The company has received a reiterated buy rating from Jefferies. Analyst Atul Goyal told clients that the Switch is positioned to drive software sales and profits similar to the success of Nintendo’s Wii console, as reported by CNBC.
So far this year, Nintendo’s U.S. shares climbed 50 percent and rallied about 112 percent in the past 12 months while its Japanese shares rose over 300 percent. Goyal increased the price target for the company’s shares to ¥57,500 from ¥39,200 and predicted annual operating profit to increase to ¥189 billion in fiscal 2018. In fiscal 2019, it could reach as much as ¥423 billion.
“Nintendo is also actively targeting and courting its core-gamers with a very powerful game line-up in the year 1 of Switch’s launch. We believe this is the most powerful and attractive line-up of any Nintendo game console ever,” Goyal added.

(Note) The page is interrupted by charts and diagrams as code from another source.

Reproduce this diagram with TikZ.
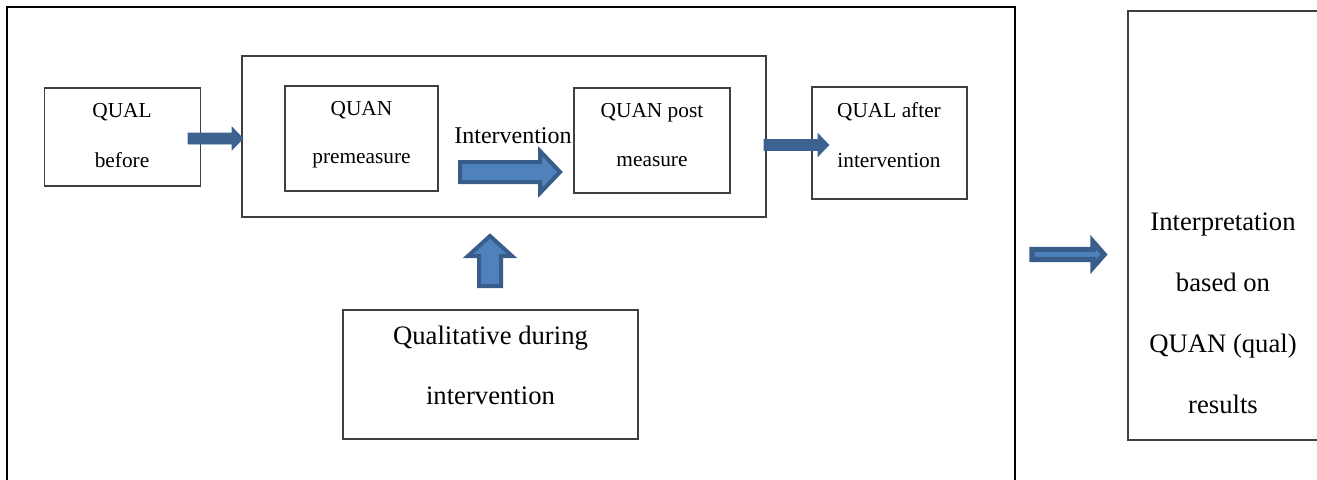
\documentclass[tikz,border=0pt]{standalone}
\usepackage{fontspec}
\setmainfont{Liberation Serif}
\definecolor{arrfill}{HTML}{4F81BD}
\definecolor{arrline}{HTML}{385D8A}
\definecolor{arrdark}{HTML}{3C6291}
\definecolor{boxline}{HTML}{404040}
\begin{document}
\begin{tikzpicture}[x=0.75pt,y=-0.75pt,
  box/.style={draw=boxline,line width=1.1pt,inner sep=0pt},
  smalltxt/.style={anchor=base,inner sep=0pt,font=\fontsize{16}{19}\selectfont},
  bigtxt/.style={anchor=base,inner sep=0pt,font=\fontsize{20}{24}\selectfont},
  midtxt/.style={anchor=base,inner sep=0pt,font=\fontsize{18}{21}\selectfont},
  solidarrow/.style={fill=arrdark,draw=arrdark,line width=0.4pt},
  blockarrow/.style={fill=arrfill,draw=arrline,line width=3pt,line join=miter},
  thinblock/.style={fill=arrfill,draw=arrline,line width=4pt,line join=miter}]
\useasboundingbox (0,0) rectangle (1317,479);
% outer frame (open at bottom)
\draw[line width=1.6pt,black] (7,485) -- (7,7) -- (1015,7) -- (1015,485);
% right frame (open at right)
\draw[line width=1.2pt,boxline] (1322,11) -- (1128,11) -- (1128,440) -- (1322,440);
% boxes
\node[box,minimum width=117pt,minimum height=73.5pt] (qb) at (122.5,137) {};
\node[box,line width=1.3pt,minimum width=393pt,minimum height=120.75pt] (big) at (504,136.5) {};
\node[box,minimum width=114.75pt,minimum height=78.75pt] (qpre) at (361.5,138.5) {};
\node[box,minimum width=117pt,minimum height=78.75pt] (qpost) at (652,140.5) {};
\node[box,minimum width=116.25pt,minimum height=84pt] (qaft) at (889.5,143) {};
\node[box,minimum width=221.25pt,minimum height=96.75pt] (qdur) at (490.5,374.5) {};
% texts
\node[smalltxt] (t1) at (122,117) {QUAL};
\node[smalltxt] (t2) at (122,167) {before};
\node[smalltxt] (t3) at (361.5,115) {QUAN};
\node[smalltxt] (t4) at (361.5,163) {premeasure};
\node[smalltxt] (t5) at (652,117) {QUAN post};
\node[smalltxt] (t6) at (652,166) {measure};
\node[smalltxt] (t7) at (889,117) {QUAL after};
\node[smalltxt] (t8) at (889,167) {intervention};
\node[midtxt] (t9) at (513,143) {Intervention};
\node[bigtxt] (t10) at (490.5,344) {Qualitative during};
\node[bigtxt] (t11) at (490.5,404) {intervention};
\node[bigtxt] (t12) at (1223,230) {Interpretation};
\node[bigtxt] (t13) at (1223,291) {based on};
\node[bigtxt] (t14) at (1223,352) {QUAN (qual)};
\node[bigtxt] (t15) at (1223,413) {results};
% arrows
\draw[solidarrow] (188,133) -- (232,133) -- (232,127) -- (243,138.5) -- (232,150) -- (232,144) -- (188,144) -- cycle;
\draw[solidarrow] (764,139.5) -- (818,139.5) -- (818,133.5) -- (829,145) -- (818,156.5) -- (818,150.5) -- (764,150.5) -- cycle;
\draw[blockarrow] (460,162) -- (540,162) -- (540,151) -- (560,172) -- (540,193) -- (540,182) -- (460,182) -- cycle;
\draw[blockarrow] (479,286) -- (479,256) -- (468,256) -- (490,236) -- (512,256) -- (501,256) -- (501,286) -- cycle;
\draw[thinblock] (1032,249.5) -- (1093,249.5) -- (1093,242) -- (1104,254.5) -- (1093,267) -- (1093,259.5) -- (1032,259.5) -- cycle;
\end{tikzpicture}
\end{document}
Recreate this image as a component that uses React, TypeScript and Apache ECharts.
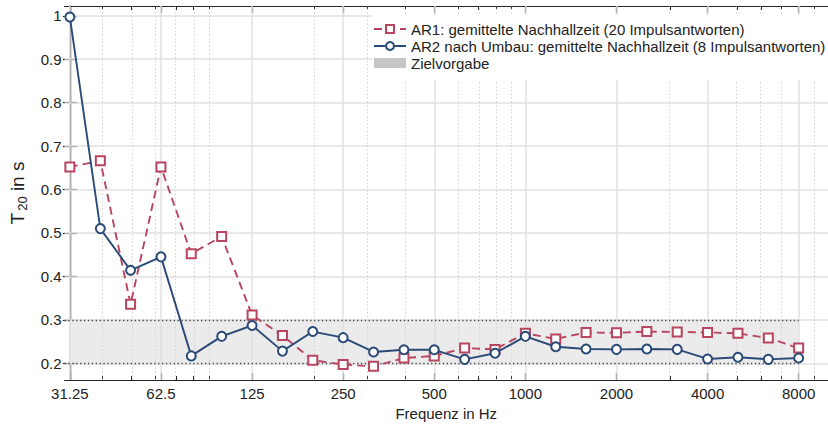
import React, { useEffect, useRef } from 'react';
import * as echarts from 'echarts';

// Third-octave band centre frequencies in Hz
const bandFreqs = [
  31.25, 39.4, 49.6, 62.5, 78.7, 99.2, 125, 157.5, 198.4, 250, 315, 397, 500,
  630, 794, 1000, 1260, 1587, 2000, 2520, 3175, 4000, 5040, 6350, 8000,
];

// Averaged reverberation time T20 in s
const ar1Values = [
  0.652, 0.666, 0.336, 0.652, 0.452, 0.492, 0.311, 0.264, 0.207, 0.197, 0.193,
  0.212, 0.217, 0.235, 0.232, 0.269, 0.256, 0.271, 0.270, 0.273, 0.272, 0.271,
  0.269, 0.258, 0.235,
];
const ar2Values = [
  0.997, 0.510, 0.414, 0.445, 0.217, 0.262, 0.287, 0.228, 0.273, 0.259, 0.226,
  0.231, 0.231, 0.209, 0.223, 0.262, 0.238, 0.233, 0.232, 0.233, 0.232, 0.210,
  0.214, 0.209, 0.212,
];

const ar1Name = 'AR1: gemittelte Nachhallzeit (20 Impulsantworten)';
const ar2Name = 'AR2 nach Umbau: gemittelte Nachhallzeit (8 Impulsantworten)';
const targetName = 'Zielvorgabe';

// Target corridor
const targetT20 = [0.2, 0.3];
const targetFreqs = [31.25, 8000];

// Axes
const freqLimits = [30, 10000];
const t20Limits = [0.1615, 1.0225];
const majorTickFreqs = [31.25, 62.5, 125, 250, 500, 1000, 2000, 4000, 8000];
const majorTickLabels = ['31.25', '62.5', '125', '250', '500', '1000', '2000', '4000', '8000'];
const minorTickFreqs = [40, 50, 60, 70, 80, 90, 200, 300, 400, 600, 700, 800, 900, 3000, 5000, 6000, 7000, 9000];
const yTicks = [0.2, 0.3, 0.4, 0.5, 0.6, 0.7, 0.8, 0.9, 1.0];
const yTickLabels = ['0.2', '0.3', '0.4', '0.5', '0.6', '0.7', '0.8', '0.9', '1'];

const FONT = '"Liberation Sans", Arial, Helvetica, sans-serif';
const RED = '#b8445f';
const BLUE = '#2a4a77';

// frequency axis is linear in octaves relative to 31.25 Hz
const oct = (f: number) => Math.log2(f / 31.25);

export default function App() {
  const ref = useRef<HTMLDivElement>(null);

  useEffect(() => {
    if (!ref.current) return;
    const chart = echarts.init(ref.current, undefined, { renderer: 'svg' });

    const xMin = oct(freqLimits[0]);
    const xMax = oct(freqLimits[1]);
    const majorX = majorTickFreqs.map(oct);
    const minorX = minorTickFreqs.map(oct);

    const baseX = {
      type: 'value' as const,
      min: xMin,
      max: xMax,
      splitLine: { show: false },
      axisLabel: { show: false },
    };

    const tickLabelFor = (v: number) => {
      const i = majorX.findIndex((m) => Math.abs(m - v) < 1e-6);
      return i >= 0 ? majorTickLabels[i] : '';
    };
    const yLabelFor = (v: number) => {
      const i = yTicks.findIndex((m) => Math.abs(m - v) < 1e-6);
      return i >= 0 ? yTickLabels[i] : '';
    };

    const axisLine = { show: true, lineStyle: { color: '#262626', width: 1.2 } };

    chart.setOption({
      animation: false,
      backgroundColor: '#ffffff',
      textStyle: { fontFamily: FONT },
      grid: { left: 60, right: -5, top: 6, bottom: 38 },
      legend: {
        orient: 'vertical',
        left: 372,
        top: 15,
        z: 20,
        padding: [6, 5, 9, 1],
        backgroundColor: '#ffffff',
        itemWidth: 32,
        itemHeight: 10,
        itemGap: 1,
        textStyle: { fontFamily: FONT, fontSize: 15, lineHeight: 16, color: '#222' },
        data: [
          { name: ar1Name },
          { name: ar2Name },
          { name: targetName, icon: 'rect', itemStyle: { color: '#c6c6c6' } },
        ],
      },
      xAxis: [
        {
          ...baseX,
          position: 'bottom',
          axisLine,
          axisTick: { show: true, inside: true, length: 7, customValues: majorX, lineStyle: { color: '#262626', width: 1.2 } },
          axisLabel: {
            show: true,
            customValues: majorX,
            formatter: tickLabelFor,
            fontFamily: FONT,
            fontSize: 15,
            color: '#222',
            margin: 6,
          },
          name: 'Frequenz in Hz',
          nameLocation: 'middle',
          nameGap: 26,
          nameTextStyle: { fontFamily: FONT, fontSize: 15, color: '#222' },
        },
        {
          ...baseX,
          position: 'top',
          axisLine,
          axisTick: { show: true, inside: true, length: 7, customValues: majorX, lineStyle: { color: '#262626', width: 1.2 } },
        },
        {
          ...baseX,
          position: 'bottom',
          axisLine: { show: false },
          axisTick: { show: true, inside: true, length: 4, customValues: minorX, lineStyle: { color: '#262626', width: 1 } },
        },
        {
          ...baseX,
          position: 'top',
          axisLine: { show: false },
          axisTick: { show: true, inside: true, length: 4, customValues: minorX, lineStyle: { color: '#262626', width: 1 } },
        },
      ],
      yAxis: [
        {
          type: 'value',
          min: t20Limits[0],
          max: t20Limits[1],
          position: 'left',
          splitLine: { show: false },
          axisLine,
          axisTick: { show: true, inside: true, length: 7, customValues: yTicks, lineStyle: { color: '#262626', width: 1.2 } },
          axisLabel: {
            show: true,
            customValues: yTicks,
            formatter: yLabelFor,
            fontFamily: FONT,
            fontSize: 15,
            color: '#222',
            margin: 3,
          },
          name: '{t|T}{sub|20}{t| in s}',
          nameLocation: 'middle',
          nameRotate: 90,
          nameGap: 36,
          nameTextStyle: {
            fontFamily: FONT,
            fontSize: 19,
            color: '#222',
            rich: {
              t: { fontFamily: FONT, fontSize: 19, color: '#222' },
              sub: { fontFamily: FONT, fontSize: 13, color: '#222', padding: [9, 0, 0, 2] },
            },
          },
        },
        {
          type: 'value',
          min: t20Limits[0],
          max: t20Limits[1],
          position: 'right',
          splitLine: { show: false },
          axisLine,
          axisLabel: { show: false },
          axisTick: { show: true, inside: true, length: 7, customValues: yTicks, lineStyle: { color: '#262626', width: 1.2 } },
        },
      ],
      series: [
        {
          // target corridor
          name: targetName,
          type: 'line',
          data: [],
          z: 1,
          itemStyle: { color: '#c6c6c6' },
          lineStyle: { color: '#c6c6c6' },
          markArea: {
            silent: true,
            z: 1,
            itemStyle: { color: '#ebebeb' },
            data: [[
              { coord: [oct(targetFreqs[0]), targetT20[0]] },
              { coord: [oct(targetFreqs[1]), targetT20[1]] },
            ]],
          },
        },
        {
          // grid lines
          name: '_grid',
          type: 'line',
          data: [],
          z: 2,
          markLine: {
            silent: true,
            z: 2,
            symbol: ['none', 'none'],
            label: { show: false },
            data: [
              ...majorX.map((x) => ({ xAxis: x, lineStyle: { color: '#e0e0e0', width: 1.5, type: 'solid' } })),
              ...yTicks.map((y) => ({ yAxis: y, lineStyle: { color: '#e0e0e0', width: 1.5, type: 'solid' } })),
              ...minorX.map((x) => ({ xAxis: x, lineStyle: { color: '#c8c8c8', width: 1, type: [1.2, 2.5] } })),
            ],
          },
        },
        {
          // corridor borders
          name: '_corridor',
          type: 'line',
          data: [],
          z: 3,
          markLine: {
            silent: true,
            z: 3,
            symbol: ['none', 'none'],
            label: { show: false },
            lineStyle: { color: '#444', width: 1.3, type: [1.3, 2.6] },
            data: targetT20.map((y) => [
              { coord: [xMin, y] },
              { coord: [oct(targetFreqs[1]), y] },
            ]),
          },
        },
        {
          name: ar1Name,
          type: 'line',
          z: 4,
          data: bandFreqs.map((f, i) => [oct(f), ar1Values[i]]),
          symbol: 'emptyRect',
          symbolSize: 9,
          color: RED,
          lineStyle: { color: RED, width: 1.9, type: [8, 5] },
          itemStyle: { color: RED, borderWidth: 1.7 },
        },
        {
          name: ar2Name,
          type: 'line',
          z: 5,
          data: bandFreqs.map((f, i) => [oct(f), ar2Values[i]]),
          symbol: 'emptyCircle',
          symbolSize: 9,
          color: BLUE,
          lineStyle: { color: BLUE, width: 1.9 },
          itemStyle: { color: BLUE, borderWidth: 1.9 },
        },
      ],
    });

    return () => chart.dispose();
  }, []);

  return (
    <div
      ref={ref}
      style={{ position: 'fixed', left: 0, top: 0, width: 828, height: 426 }}
    />
  );
}
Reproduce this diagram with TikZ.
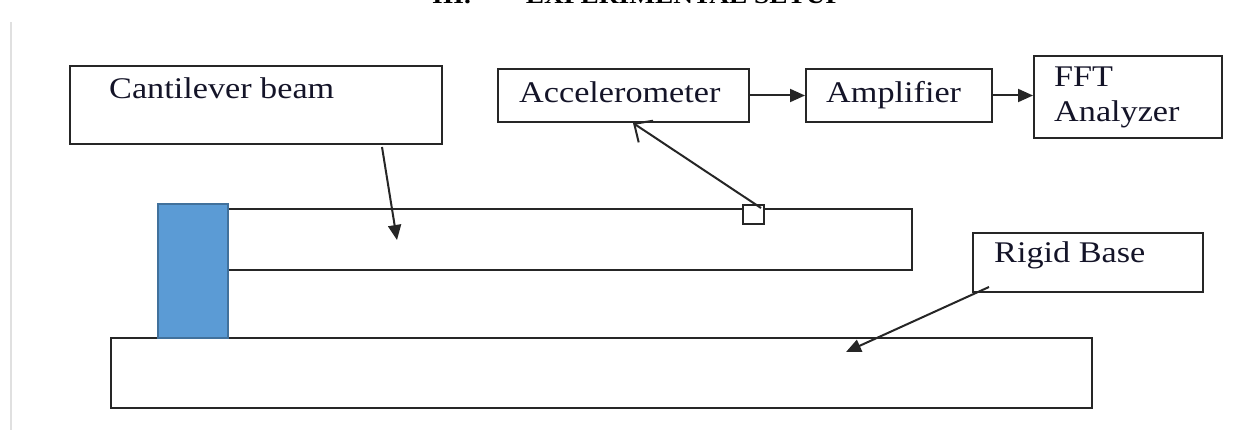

Aside from Nintendo Switch, smartphone games are also expected to contribute to the company’s performance results. Goyal said, “This time, IP monetization on mobile should provide structural growth backdrop. It has been <6 months since the first Nintendo mobile game.”
The Switch console was launched last March and about 906,000 units have been sold since. While Switch games are also available on other hardware, fans still want to play them on Switch, even those titles that are yet to be announced, according to Polygon.
Third parties are also supporting Switch, with several games already in the lineup ahead of E3. These include independent games “Shovel Knight” and “TumbleSeed,” “Wonder Boy,” “Snake Pass,” “Minecraft,” “Just Dance,” “Skylanders,” “FIFA” and “Skyrim.” Fans are anticipating Ubisoft to unveil “Mario + Rabbids: Kingdom Battle.”